Description of the task: Quote the listing in full, exactly as given, minus any pictures.

Data segment:
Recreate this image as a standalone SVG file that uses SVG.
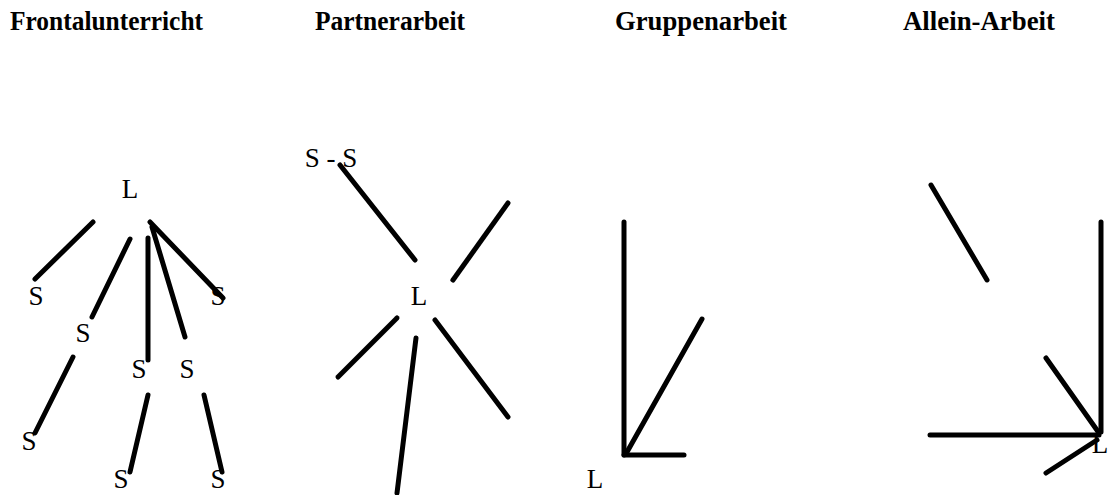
<svg xmlns="http://www.w3.org/2000/svg" width="1108" height="495" viewBox="0 0 1108 495">
<style>
.t{font-family:"Liberation Serif","Times New Roman",serif;font-weight:bold;font-size:27px;fill:#000}
.n{font-family:"Liberation Serif","Times New Roman",serif;font-size:27px;fill:#000;text-anchor:middle}
.c line{stroke:#000;stroke-width:5;stroke-linecap:round}
</style>
<rect width="1108" height="495" fill="#fff"/>
<g id="titles">
<text class="t" x="10" y="30" textLength="193" lengthAdjust="spacingAndGlyphs">Frontalunterricht</text>
<text class="t" x="315" y="30" textLength="150" lengthAdjust="spacingAndGlyphs">Partnerarbeit</text>
<text class="t" x="615" y="30" textLength="172" lengthAdjust="spacingAndGlyphs">Gruppenarbeit</text>
<text class="t" x="903" y="30" textLength="152" lengthAdjust="spacingAndGlyphs">Allein-Arbeit</text>
</g>
<g id="frontal-nodes">
<g id="f-L"><text class="n" x="130" y="198">L</text></g>
<g id="f-S1"><text class="n" x="36" y="305">S</text></g>
<g id="f-S2"><text class="n" x="83" y="342">S</text></g>
<g id="f-S3"><text class="n" x="218" y="305">S</text></g>
<g id="f-S4"><text class="n" x="139" y="378">S</text></g>
<g id="f-S5"><text class="n" x="187" y="378">S</text></g>
<g id="f-S6"><text class="n" x="29" y="450">S</text></g>
<g id="f-S7"><text class="n" x="121" y="488">S</text></g>
<g id="f-S8"><text class="n" x="218" y="488">S</text></g>
</g>
<g id="partner-nodes">
<g id="p-SS"><text class="n" x="331" y="167">S - S</text></g>
<g id="p-L"><text class="n" x="419" y="305">L</text></g>
</g>
<g id="gruppe-nodes">
<g id="g-L"><text class="n" x="595" y="488">L</text></g>
</g>
<g id="allein-nodes">
<g id="a-L"><text class="n" x="1100" y="453">L</text></g>
</g>
<g id="connectors" class="c">
<line x1="93" y1="222" x2="35" y2="279"/>
<line x1="130" y1="239" x2="92" y2="317"/>
<line x1="150" y1="222" x2="223" y2="298"/>
<line x1="148" y1="238" x2="148" y2="360"/>
<line x1="152" y1="227" x2="185" y2="337"/>
<line x1="73" y1="357" x2="35" y2="433"/>
<line x1="148" y1="395" x2="130" y2="472"/>
<line x1="204" y1="395" x2="222" y2="472"/>
<line x1="340" y1="165" x2="415" y2="260"/>
<line x1="508" y1="203" x2="453" y2="280"/>
<line x1="397" y1="318" x2="338" y2="377"/>
<line x1="435" y1="320" x2="508" y2="417"/>
<line x1="416" y1="338" x2="397" y2="493"/>
<line x1="624" y1="222" x2="624" y2="455"/>
<line x1="624" y1="455" x2="684" y2="455"/>
<line x1="702" y1="319" x2="627" y2="452"/>
<line x1="931" y1="185" x2="987" y2="280"/>
<line x1="1101" y1="222" x2="1101" y2="432"/>
<line x1="930" y1="435" x2="1099" y2="435"/>
<line x1="1046" y1="358" x2="1099" y2="433"/>
<line x1="1097" y1="440" x2="1046" y2="473"/>
</g>
</svg>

Complete response:
Recreate this image as a standalone SVG file that uses SVG.
<svg xmlns="http://www.w3.org/2000/svg" width="1108" height="495" viewBox="0 0 1108 495">
<style>
.t{font-family:"Liberation Serif","Times New Roman",serif;font-weight:bold;font-size:27px;fill:#000}
.n{font-family:"Liberation Serif","Times New Roman",serif;font-size:27px;fill:#000;text-anchor:middle}
.c line{stroke:#000;stroke-width:5;stroke-linecap:round}
</style>
<rect width="1108" height="495" fill="#fff"/>
<g id="titles">
<text class="t" x="10" y="30" textLength="193" lengthAdjust="spacingAndGlyphs">Frontalunterricht</text>
<text class="t" x="315" y="30" textLength="150" lengthAdjust="spacingAndGlyphs">Partnerarbeit</text>
<text class="t" x="615" y="30" textLength="172" lengthAdjust="spacingAndGlyphs">Gruppenarbeit</text>
<text class="t" x="903" y="30" textLength="152" lengthAdjust="spacingAndGlyphs">Allein-Arbeit</text>
</g>
<g id="frontal-nodes">
<g id="f-L"><text class="n" x="130" y="198">L</text></g>
<g id="f-S1"><text class="n" x="36" y="305">S</text></g>
<g id="f-S2"><text class="n" x="83" y="342">S</text></g>
<g id="f-S3"><text class="n" x="218" y="305">S</text></g>
<g id="f-S4"><text class="n" x="139" y="378">S</text></g>
<g id="f-S5"><text class="n" x="187" y="378">S</text></g>
<g id="f-S6"><text class="n" x="29" y="450">S</text></g>
<g id="f-S7"><text class="n" x="121" y="488">S</text></g>
<g id="f-S8"><text class="n" x="218" y="488">S</text></g>
</g>
<g id="partner-nodes">
<g id="p-SS"><text class="n" x="331" y="167">S - S</text></g>
<g id="p-L"><text class="n" x="419" y="305">L</text></g>
</g>
<g id="gruppe-nodes">
<g id="g-L"><text class="n" x="595" y="488">L</text></g>
</g>
<g id="allein-nodes">
<g id="a-L"><text class="n" x="1100" y="453">L</text></g>
</g>
<g id="connectors" class="c">
<line x1="93" y1="222" x2="35" y2="279"/>
<line x1="130" y1="239" x2="92" y2="317"/>
<line x1="150" y1="222" x2="223" y2="298"/>
<line x1="148" y1="238" x2="148" y2="360"/>
<line x1="152" y1="227" x2="185" y2="337"/>
<line x1="73" y1="357" x2="35" y2="433"/>
<line x1="148" y1="395" x2="130" y2="472"/>
<line x1="204" y1="395" x2="222" y2="472"/>
<line x1="340" y1="165" x2="415" y2="260"/>
<line x1="508" y1="203" x2="453" y2="280"/>
<line x1="397" y1="318" x2="338" y2="377"/>
<line x1="435" y1="320" x2="508" y2="417"/>
<line x1="416" y1="338" x2="397" y2="493"/>
<line x1="624" y1="222" x2="624" y2="455"/>
<line x1="624" y1="455" x2="684" y2="455"/>
<line x1="702" y1="319" x2="627" y2="452"/>
<line x1="931" y1="185" x2="987" y2="280"/>
<line x1="1101" y1="222" x2="1101" y2="432"/>
<line x1="930" y1="435" x2="1099" y2="435"/>
<line x1="1046" y1="358" x2="1099" y2="433"/>
<line x1="1097" y1="440" x2="1046" y2="473"/>
</g>
</svg>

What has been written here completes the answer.